Jared Marks, Vice President of Finance, Lee Enterprises: I’ll now read our first question from the web. Recent trends suggest readers are spending less time per visit on news websites. How is Lee addressing this shift in how readers consume news?

Tim Milledge, Vice President, Chief Financial Officer and Treasurer, Lee Enterprises: I can start certainly. Thanks for the question. One of the competitive advantages that Lee has over kind of the national media is our asset portfolio, which typically does not act in the same manner as certainly as major metros. In fact, we have seen some strong metrics specifically from our loyal reader base in terms of engagement. Additionally, we are hyper focused on enhancing our digital user experience by providing state of the art digital products.

We’re also focused on expanding the depth and breadth of local content and growing subscribers and driving subscription revenue. So that’s how we’re we’re aiming to address your changes in in consumer behavior. We have no more questions from our participants. I’ll turn it back to Kevin for closing remarks.

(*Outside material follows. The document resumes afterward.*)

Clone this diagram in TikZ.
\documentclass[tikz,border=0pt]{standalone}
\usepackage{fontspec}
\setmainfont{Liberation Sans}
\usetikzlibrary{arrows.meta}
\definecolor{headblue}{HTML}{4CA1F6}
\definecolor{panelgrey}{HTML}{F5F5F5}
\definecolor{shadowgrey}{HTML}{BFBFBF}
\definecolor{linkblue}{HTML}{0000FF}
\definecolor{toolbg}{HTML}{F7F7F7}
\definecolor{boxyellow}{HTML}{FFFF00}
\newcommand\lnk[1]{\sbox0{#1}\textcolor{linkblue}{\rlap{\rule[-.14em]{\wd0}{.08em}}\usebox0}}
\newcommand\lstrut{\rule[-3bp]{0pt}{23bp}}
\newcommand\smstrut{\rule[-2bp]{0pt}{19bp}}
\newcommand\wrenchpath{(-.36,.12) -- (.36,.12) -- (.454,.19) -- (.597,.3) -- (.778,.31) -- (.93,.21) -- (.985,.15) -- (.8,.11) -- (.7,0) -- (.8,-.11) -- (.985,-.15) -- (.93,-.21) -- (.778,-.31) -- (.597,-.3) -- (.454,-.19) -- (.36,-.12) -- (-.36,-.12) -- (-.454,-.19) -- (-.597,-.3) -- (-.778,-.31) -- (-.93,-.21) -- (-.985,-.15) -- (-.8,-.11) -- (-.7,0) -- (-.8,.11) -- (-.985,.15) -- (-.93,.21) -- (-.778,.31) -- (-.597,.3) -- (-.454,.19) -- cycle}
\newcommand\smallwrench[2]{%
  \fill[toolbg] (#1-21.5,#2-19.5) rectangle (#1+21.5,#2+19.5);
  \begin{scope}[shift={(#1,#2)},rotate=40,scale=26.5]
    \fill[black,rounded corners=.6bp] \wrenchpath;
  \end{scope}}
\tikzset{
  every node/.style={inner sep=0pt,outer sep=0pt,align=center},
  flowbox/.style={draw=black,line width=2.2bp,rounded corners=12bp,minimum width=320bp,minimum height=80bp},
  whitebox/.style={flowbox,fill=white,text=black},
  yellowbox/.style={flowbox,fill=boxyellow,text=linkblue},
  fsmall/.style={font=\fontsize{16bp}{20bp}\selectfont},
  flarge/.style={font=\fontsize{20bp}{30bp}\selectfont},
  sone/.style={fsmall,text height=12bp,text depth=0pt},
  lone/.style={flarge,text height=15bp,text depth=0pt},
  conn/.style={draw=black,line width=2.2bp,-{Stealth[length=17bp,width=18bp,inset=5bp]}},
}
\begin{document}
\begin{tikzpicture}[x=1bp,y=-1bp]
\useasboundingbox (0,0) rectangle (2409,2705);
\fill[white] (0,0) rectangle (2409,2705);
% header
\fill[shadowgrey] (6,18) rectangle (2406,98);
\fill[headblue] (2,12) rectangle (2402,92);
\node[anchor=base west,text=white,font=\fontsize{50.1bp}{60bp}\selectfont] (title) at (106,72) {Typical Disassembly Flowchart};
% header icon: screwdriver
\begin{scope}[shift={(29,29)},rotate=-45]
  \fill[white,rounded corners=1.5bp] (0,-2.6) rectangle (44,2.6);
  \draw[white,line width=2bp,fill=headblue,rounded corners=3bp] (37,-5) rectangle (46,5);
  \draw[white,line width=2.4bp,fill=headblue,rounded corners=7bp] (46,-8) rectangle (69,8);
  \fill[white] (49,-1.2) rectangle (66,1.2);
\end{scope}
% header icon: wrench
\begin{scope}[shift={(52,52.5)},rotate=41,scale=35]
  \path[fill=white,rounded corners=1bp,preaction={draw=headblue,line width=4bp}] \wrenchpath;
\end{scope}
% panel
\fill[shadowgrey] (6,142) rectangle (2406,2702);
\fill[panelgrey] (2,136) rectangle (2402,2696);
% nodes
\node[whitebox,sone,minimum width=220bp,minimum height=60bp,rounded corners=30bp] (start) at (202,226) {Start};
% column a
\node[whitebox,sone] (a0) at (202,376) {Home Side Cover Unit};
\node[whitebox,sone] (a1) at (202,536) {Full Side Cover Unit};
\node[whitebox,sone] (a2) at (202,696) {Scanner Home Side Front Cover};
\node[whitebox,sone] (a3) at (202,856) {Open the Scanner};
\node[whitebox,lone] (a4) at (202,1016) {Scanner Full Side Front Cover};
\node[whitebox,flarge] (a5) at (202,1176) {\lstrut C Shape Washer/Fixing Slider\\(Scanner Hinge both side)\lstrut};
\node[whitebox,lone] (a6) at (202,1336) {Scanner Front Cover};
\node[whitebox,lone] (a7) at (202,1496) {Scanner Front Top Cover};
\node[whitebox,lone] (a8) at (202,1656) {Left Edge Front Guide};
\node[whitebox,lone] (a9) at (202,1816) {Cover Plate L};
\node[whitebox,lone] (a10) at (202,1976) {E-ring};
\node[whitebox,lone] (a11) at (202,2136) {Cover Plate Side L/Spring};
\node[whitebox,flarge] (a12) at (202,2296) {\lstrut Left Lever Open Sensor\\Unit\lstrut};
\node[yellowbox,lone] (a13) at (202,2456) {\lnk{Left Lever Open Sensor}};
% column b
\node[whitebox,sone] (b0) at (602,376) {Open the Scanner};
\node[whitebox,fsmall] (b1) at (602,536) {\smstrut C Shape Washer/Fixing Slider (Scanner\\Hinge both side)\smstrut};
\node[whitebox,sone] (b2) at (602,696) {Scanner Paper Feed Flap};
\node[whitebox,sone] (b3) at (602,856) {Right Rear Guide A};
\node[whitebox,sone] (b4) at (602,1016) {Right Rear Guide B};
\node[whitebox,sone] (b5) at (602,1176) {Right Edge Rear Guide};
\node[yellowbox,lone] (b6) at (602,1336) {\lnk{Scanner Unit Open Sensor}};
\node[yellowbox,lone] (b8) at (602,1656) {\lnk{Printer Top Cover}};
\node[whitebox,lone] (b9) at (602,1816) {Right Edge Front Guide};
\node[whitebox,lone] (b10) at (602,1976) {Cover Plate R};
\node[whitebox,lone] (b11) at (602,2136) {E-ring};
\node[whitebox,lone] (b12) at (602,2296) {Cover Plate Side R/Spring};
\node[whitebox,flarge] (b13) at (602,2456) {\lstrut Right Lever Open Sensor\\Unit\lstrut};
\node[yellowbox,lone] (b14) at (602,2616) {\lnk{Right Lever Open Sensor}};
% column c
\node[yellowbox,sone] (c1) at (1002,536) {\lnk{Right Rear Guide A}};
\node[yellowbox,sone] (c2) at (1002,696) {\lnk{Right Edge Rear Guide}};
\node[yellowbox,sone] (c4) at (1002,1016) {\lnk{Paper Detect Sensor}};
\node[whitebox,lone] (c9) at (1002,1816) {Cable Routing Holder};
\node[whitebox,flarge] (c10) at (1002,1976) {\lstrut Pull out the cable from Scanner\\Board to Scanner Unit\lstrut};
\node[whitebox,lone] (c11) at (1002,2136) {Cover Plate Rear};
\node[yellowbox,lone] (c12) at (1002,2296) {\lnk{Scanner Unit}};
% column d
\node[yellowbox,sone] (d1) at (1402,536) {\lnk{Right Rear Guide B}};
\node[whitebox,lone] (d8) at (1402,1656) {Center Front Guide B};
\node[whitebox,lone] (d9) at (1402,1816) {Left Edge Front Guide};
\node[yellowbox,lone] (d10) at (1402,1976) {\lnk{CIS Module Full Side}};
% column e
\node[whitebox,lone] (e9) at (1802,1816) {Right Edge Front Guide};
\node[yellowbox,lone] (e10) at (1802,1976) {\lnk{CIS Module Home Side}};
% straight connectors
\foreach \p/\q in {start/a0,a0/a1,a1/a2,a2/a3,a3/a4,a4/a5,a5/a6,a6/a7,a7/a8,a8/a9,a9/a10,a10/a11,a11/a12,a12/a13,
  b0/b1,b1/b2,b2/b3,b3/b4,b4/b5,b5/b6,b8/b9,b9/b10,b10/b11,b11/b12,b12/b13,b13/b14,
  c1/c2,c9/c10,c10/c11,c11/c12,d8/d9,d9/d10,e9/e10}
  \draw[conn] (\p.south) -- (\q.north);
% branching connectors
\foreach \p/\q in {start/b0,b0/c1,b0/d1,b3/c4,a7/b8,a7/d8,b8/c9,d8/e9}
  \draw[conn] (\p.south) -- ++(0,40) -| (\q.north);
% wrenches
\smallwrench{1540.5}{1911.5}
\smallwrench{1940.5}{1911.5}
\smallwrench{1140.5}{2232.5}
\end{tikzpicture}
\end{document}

Kevin Mowbray, President and Chief Executive Officer, Lee Enterprises: Well, thank you all for joining us this morning. Our focus remains on transforming our business for the long term benefit of our shareholders, our employees, readers, our advertisers. We appreciate your time here, Cindy Lee. Thank you again.

Call Moderator, Lee Enterprises: Thank you. At this time, we have reached the end of our question and answer session. This concludes our call and you may now disconnect.